Between June 2019 to February 2020 the Aussie dollar ranged in value between 70 to 75 Yen.
As fears of the Covid-19 pandemic reverberated around the world there was a rapid decline in the exchange rate, with the AUD plummeting from 74 to 63 JPY (almost 15%) between 24 February and 19 March 2020.
However, thanks to quick action by the Australian Govt. to control the spread of the virus and many businesses starting to get back to normal now lockdowns are being lifted, it looks like our economy will be one of the first to pull itself back on track.
As a result the AUD has been steadily strengthening and is now back to pre-pandemic levels, sitting at 72.44 Yen to the dollar at the time of this post.
Prices in Japan for many vehicles have been affected by the pandemic thanks to fewer buyers and lower exchange rates to the Japanese Yen for many countries.
For Australian buyers this means cheaper prices for many models and a great buying opportunity.
It is too early to say whether this is a temporary or permanent reduction. Prices could rebound partially or fully once buyers from around the world start returning to the market.
There have been a range of impacts to the Japanese car market since February 2020, in summary:
– Mainstream vehicles such as the Nissan Leaf, Nissan Note, Toyota Estima, Nissan Elgrand, Nissan Serena and so many other new and common models are now around 15% cheaper (and more in some cases) than they were just 8 weeks ago. This presents a fantastic buying opportunity as some of these cars are suddenly $5,000+ cheaper for Aust buyers than they were 6 months ago.
– Rare collector vehicles are for the most part holding their price.

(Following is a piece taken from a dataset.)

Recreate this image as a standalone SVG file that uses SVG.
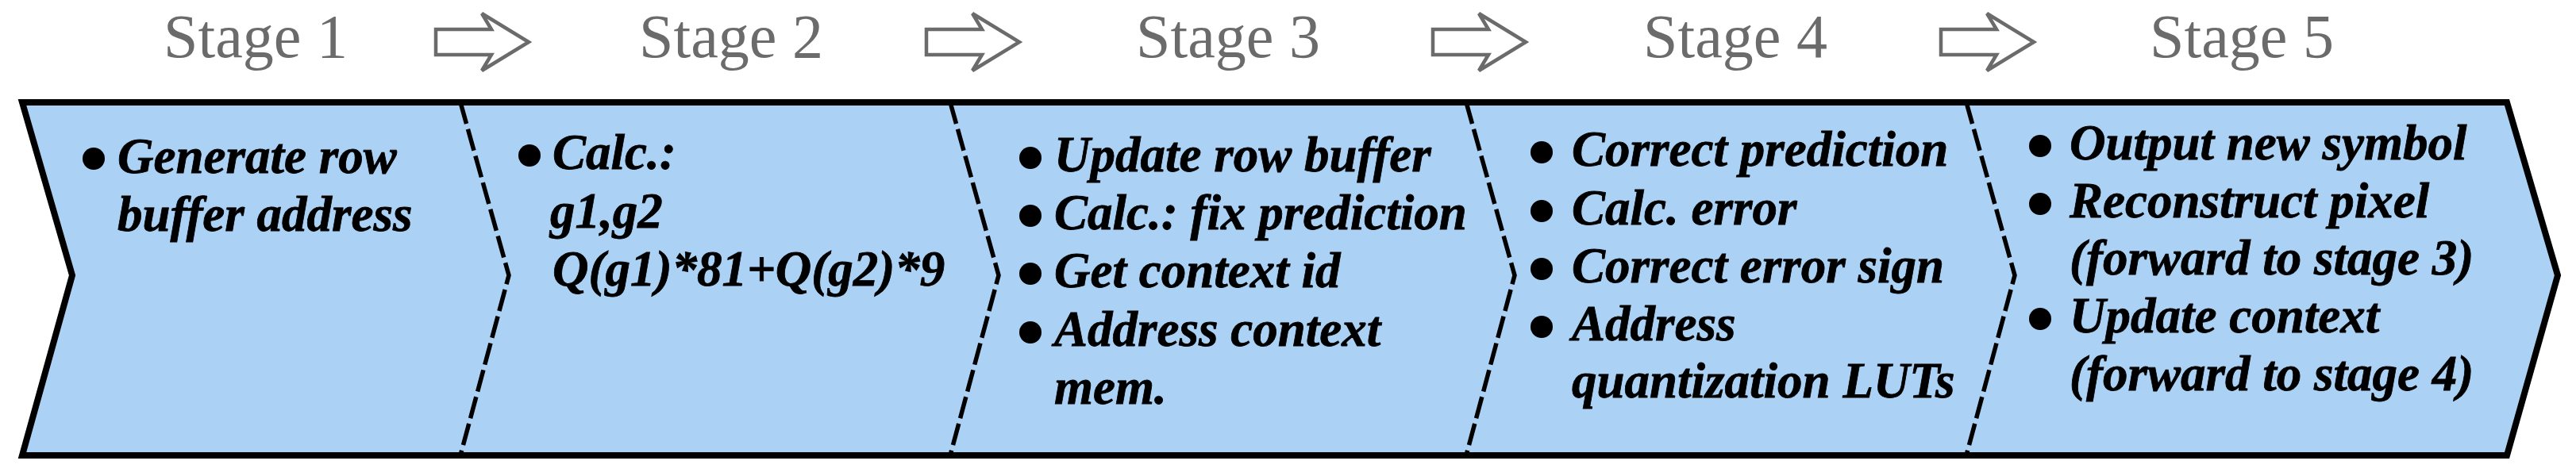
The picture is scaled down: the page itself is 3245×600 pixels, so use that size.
<svg xmlns="http://www.w3.org/2000/svg" width="3245" height="600" viewBox="0 0 3245 600">
<style>
.title{font-family:'Liberation Serif','Times New Roman',serif;font-size:78px;fill:#6b6b6b;text-anchor:middle}
.body{font-family:'Liberation Serif','Times New Roman',serif;font-size:63px;font-weight:bold;font-style:italic;fill:#000;stroke:#000;stroke-width:0.8}
.arrow{fill:#fff;stroke:#6b6b6b;stroke-width:4.5;stroke-linejoin:miter}
.div{fill:none;stroke:#000;stroke-width:5.5;stroke-dasharray:28 7}
</style>
<defs>
<path id="arr" d="M0,37 L70,37 L58,17 L117,53 L58,89 L70,69 L0,69 Z"/>
</defs>
<g id="band">
<polygon points="28,129 3158,129 3222,347 3158,574 28,574 91,347" fill="#abd1f4" stroke="#000" stroke-width="8" stroke-linejoin="miter"/>
</g>
<g id="connectors">
<use href="#arr" class="arrow" x="549"/>
<use href="#arr" class="arrow" x="1167"/>
<use href="#arr" class="arrow" x="1805"/>
<use href="#arr" class="arrow" x="2445"/>
<polyline class="div" points="580,129 641,347 580,574"/>
<polyline class="div" points="1197,129 1258,347 1197,574"/>
<polyline class="div" points="1847,129 1908,347 1847,574"/>
<polyline class="div" points="2477,129 2538,347 2477,574"/>
</g>
<g id="stage1">
<text class="title" x="322" y="72">Stage 1</text>
<circle cx="118" cy="200" r="14"/>
<text class="body" x="148" y="218">Generate row</text>
<text class="body" x="148" y="291">buffer address</text>
</g>
<g id="stage2">
<text class="title" x="921" y="72">Stage 2</text>
<circle cx="667" cy="196" r="14"/>
<text class="body" x="696" y="213">Calc.:</text>
<text class="body" x="693" y="287">g1,g2</text>
<text class="body" x="696" y="360">Q(g1)*81+Q(g2)*9</text>
</g>
<g id="stage3">
<text class="title" x="1547" y="72">Stage 3</text>
<circle cx="1298" cy="199" r="14"/>
<text class="body" x="1328" y="216">Update row buffer</text>
<circle cx="1298" cy="272" r="14"/>
<text class="body" x="1328" y="289">Calc.: fix prediction</text>
<circle cx="1298" cy="345" r="14"/>
<text class="body" x="1328" y="362">Get context id</text>
<circle cx="1298" cy="419" r="14"/>
<text class="body" x="1328" y="436">Address context</text>
<text class="body" x="1328" y="509">mem.</text>
</g>
<g id="stage4">
<text class="title" x="2186" y="72">Stage 4</text>
<circle cx="1942" cy="192" r="14"/>
<text class="body" x="1980" y="209">Correct prediction</text>
<circle cx="1942" cy="266" r="14"/>
<text class="body" x="1980" y="283">Calc. error</text>
<circle cx="1942" cy="339" r="14"/>
<text class="body" x="1980" y="356">Correct error sign</text>
<circle cx="1942" cy="412" r="14"/>
<text class="body" x="1980" y="429">Address</text>
<text class="body" x="1980" y="501">quantization LUTs</text>
</g>
<g id="stage5">
<text class="title" x="2824" y="72">Stage 5</text>
<circle cx="2570" cy="184" r="14"/>
<text class="body" x="2607" y="201">Output new symbol</text>
<circle cx="2570" cy="257" r="14"/>
<text class="body" x="2607" y="274">Reconstruct pixel</text>
<text class="body" x="2607" y="346">(forward to stage 3)</text>
<circle cx="2570" cy="402" r="14"/>
<text class="body" x="2607" y="419">Update context</text>
<text class="body" x="2607" y="492">(forward to stage 4)</text>
</g>
</svg>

If you want a high km RX-7 or GTR and you’re flexible on all specs and condition, then there is the occasional bargain around if you work hard to find it (particularly for high km), but if you want a low km example in pristine condition it’s going to cost you about the same as it did before. There are just too many buyers in the world for the small number of really exceptional collector vehicles.
– There is less fresh stock coming through auction and many cars are passing in (unsold) again and again, nearly all of them with zero bids (which is virtually unheard of).
This means if you’re looking for a GTR, RX-7, Supra, NSX etc. you will notice about 90% of the same cars being auctioned every week and it will take quite some time to watch and wait for new entries which represent the best buying opportunity for quality and price.
We need to keep track of the VIN’s to spot the new entries, and carefully background check cars of interest.
For the most part, those cars passing in were bought pre-pandemic by dealers trying to make a quick profit and are now stuck with them until prices recover, or the condition of the cars simply doesn’t match the start or reserve price the seller has on them.
As with all market corrections, this situation won’t last forever.
Demand for enthusiast cars will remain strong into the future, so prices will rebound in time and the bargains available right now will soon seem a distant memory, never to be repeated.
There are some serious bargains to be had in certain market segments.